++++ Given data

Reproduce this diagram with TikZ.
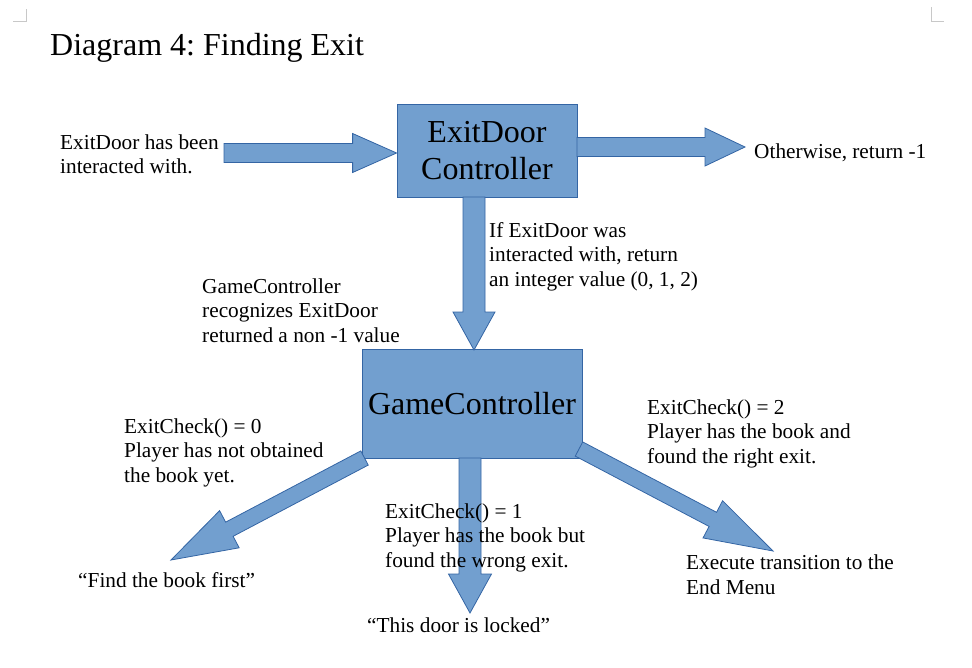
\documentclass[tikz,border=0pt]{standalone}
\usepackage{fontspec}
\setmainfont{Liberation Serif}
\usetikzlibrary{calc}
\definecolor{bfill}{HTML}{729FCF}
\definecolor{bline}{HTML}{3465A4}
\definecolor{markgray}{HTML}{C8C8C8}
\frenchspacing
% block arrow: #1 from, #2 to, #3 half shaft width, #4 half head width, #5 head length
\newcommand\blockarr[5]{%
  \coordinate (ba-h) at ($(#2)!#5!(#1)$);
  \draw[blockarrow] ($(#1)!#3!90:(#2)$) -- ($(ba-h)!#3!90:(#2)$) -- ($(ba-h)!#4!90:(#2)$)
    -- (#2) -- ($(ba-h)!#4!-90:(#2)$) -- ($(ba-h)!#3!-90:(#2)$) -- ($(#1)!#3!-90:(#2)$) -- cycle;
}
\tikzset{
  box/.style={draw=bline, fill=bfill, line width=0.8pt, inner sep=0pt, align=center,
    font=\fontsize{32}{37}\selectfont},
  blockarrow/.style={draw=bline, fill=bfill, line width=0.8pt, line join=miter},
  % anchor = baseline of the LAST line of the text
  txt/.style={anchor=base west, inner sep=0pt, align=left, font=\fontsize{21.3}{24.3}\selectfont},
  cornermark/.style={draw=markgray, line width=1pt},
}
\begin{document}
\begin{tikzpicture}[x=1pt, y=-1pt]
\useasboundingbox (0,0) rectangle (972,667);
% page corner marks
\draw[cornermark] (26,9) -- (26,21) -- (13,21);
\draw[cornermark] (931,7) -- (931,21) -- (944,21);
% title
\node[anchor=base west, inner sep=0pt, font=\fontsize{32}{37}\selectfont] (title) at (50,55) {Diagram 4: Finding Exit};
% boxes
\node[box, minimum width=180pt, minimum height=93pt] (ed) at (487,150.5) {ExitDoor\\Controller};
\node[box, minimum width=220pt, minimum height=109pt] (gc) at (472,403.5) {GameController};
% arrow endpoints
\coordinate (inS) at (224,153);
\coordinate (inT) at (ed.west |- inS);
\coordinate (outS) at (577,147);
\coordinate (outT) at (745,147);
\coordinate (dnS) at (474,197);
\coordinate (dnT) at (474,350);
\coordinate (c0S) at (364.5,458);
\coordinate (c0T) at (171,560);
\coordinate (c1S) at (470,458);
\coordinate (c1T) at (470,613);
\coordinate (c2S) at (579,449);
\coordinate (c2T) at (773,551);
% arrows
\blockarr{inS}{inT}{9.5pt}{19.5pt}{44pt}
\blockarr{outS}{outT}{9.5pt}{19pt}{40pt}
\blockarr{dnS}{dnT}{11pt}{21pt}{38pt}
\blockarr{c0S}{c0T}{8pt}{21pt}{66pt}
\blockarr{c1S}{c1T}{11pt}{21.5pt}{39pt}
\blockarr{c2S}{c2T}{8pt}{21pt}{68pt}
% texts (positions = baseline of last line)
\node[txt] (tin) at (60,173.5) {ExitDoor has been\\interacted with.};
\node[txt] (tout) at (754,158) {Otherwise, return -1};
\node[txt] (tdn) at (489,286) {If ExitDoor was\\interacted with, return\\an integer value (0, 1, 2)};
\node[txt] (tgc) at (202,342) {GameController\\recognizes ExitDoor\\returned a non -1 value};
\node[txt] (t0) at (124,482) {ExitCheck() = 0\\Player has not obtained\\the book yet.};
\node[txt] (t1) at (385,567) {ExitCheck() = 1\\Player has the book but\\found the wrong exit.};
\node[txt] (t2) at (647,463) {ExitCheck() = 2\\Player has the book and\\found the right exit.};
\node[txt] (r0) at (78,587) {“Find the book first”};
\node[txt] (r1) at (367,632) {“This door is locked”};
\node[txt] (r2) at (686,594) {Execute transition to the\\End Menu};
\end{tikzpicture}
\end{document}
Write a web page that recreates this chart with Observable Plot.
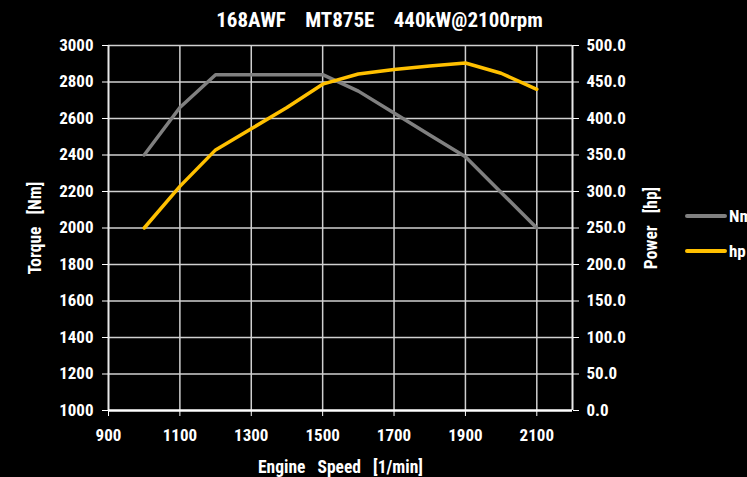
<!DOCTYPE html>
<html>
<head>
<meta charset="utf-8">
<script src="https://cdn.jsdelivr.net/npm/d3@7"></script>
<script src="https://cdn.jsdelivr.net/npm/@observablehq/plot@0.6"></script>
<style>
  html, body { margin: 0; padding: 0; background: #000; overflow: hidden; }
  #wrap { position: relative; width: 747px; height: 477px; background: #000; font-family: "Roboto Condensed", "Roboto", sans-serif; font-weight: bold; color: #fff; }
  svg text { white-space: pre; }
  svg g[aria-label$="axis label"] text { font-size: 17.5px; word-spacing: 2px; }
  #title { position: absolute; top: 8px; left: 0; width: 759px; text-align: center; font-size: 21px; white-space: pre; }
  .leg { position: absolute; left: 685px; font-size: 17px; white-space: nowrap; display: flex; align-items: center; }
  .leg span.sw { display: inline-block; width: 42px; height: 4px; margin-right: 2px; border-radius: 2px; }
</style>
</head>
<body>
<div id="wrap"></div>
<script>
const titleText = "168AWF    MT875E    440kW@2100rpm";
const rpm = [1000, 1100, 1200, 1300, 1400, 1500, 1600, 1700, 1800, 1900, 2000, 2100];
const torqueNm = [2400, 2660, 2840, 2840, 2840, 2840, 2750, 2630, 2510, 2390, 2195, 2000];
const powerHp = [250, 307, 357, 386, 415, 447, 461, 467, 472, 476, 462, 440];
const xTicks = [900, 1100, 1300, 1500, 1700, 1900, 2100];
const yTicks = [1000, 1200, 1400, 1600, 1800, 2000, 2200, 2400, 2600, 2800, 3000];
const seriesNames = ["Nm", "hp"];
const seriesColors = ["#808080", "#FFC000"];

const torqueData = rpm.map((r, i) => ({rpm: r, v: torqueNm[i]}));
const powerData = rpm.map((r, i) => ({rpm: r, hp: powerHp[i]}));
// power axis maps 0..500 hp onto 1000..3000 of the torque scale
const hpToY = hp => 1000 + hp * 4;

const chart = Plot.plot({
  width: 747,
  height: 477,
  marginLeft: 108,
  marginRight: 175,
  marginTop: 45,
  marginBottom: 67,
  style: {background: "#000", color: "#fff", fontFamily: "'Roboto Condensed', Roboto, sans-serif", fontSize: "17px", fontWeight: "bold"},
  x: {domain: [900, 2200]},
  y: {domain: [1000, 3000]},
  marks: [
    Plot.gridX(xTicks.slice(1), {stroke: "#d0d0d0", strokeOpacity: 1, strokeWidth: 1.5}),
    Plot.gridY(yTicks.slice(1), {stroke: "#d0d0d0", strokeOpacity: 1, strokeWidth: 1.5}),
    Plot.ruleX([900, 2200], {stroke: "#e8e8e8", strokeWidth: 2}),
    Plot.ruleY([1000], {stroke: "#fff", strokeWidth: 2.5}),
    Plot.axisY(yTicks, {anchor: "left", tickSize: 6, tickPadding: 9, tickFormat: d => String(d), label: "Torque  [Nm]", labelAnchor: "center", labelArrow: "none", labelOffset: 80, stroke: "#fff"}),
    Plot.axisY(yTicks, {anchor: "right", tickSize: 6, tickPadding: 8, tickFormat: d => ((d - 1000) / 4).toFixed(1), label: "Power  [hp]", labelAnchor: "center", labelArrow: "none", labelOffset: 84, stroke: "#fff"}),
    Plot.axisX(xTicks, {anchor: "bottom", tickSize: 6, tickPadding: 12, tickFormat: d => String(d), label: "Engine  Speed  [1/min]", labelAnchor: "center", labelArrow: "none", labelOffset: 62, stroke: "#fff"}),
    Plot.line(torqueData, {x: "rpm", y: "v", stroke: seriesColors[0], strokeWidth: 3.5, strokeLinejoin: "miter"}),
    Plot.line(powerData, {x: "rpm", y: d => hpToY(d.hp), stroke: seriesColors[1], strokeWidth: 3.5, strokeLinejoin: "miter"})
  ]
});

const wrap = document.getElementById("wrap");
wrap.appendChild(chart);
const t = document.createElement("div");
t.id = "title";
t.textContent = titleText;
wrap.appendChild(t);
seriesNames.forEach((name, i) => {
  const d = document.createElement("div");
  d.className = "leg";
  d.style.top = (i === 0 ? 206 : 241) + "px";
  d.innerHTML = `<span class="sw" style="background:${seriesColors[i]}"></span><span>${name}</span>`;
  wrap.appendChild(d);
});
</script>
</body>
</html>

++++++++

▶ [Description of the task]:
Lines that include the word "with" are to be extracted from the data above.

▶ [Task response]:
Reproduce this diagram with TikZ.
\node[txt] (tin) at (60,173.5) {ExitDoor has been\\interacted with.};
\node[txt] (tdn) at (489,286) {If ExitDoor was\\interacted with, return\\an integer value (0, 1, 2)};
Write a web page that recreates this chart with Observable Plot.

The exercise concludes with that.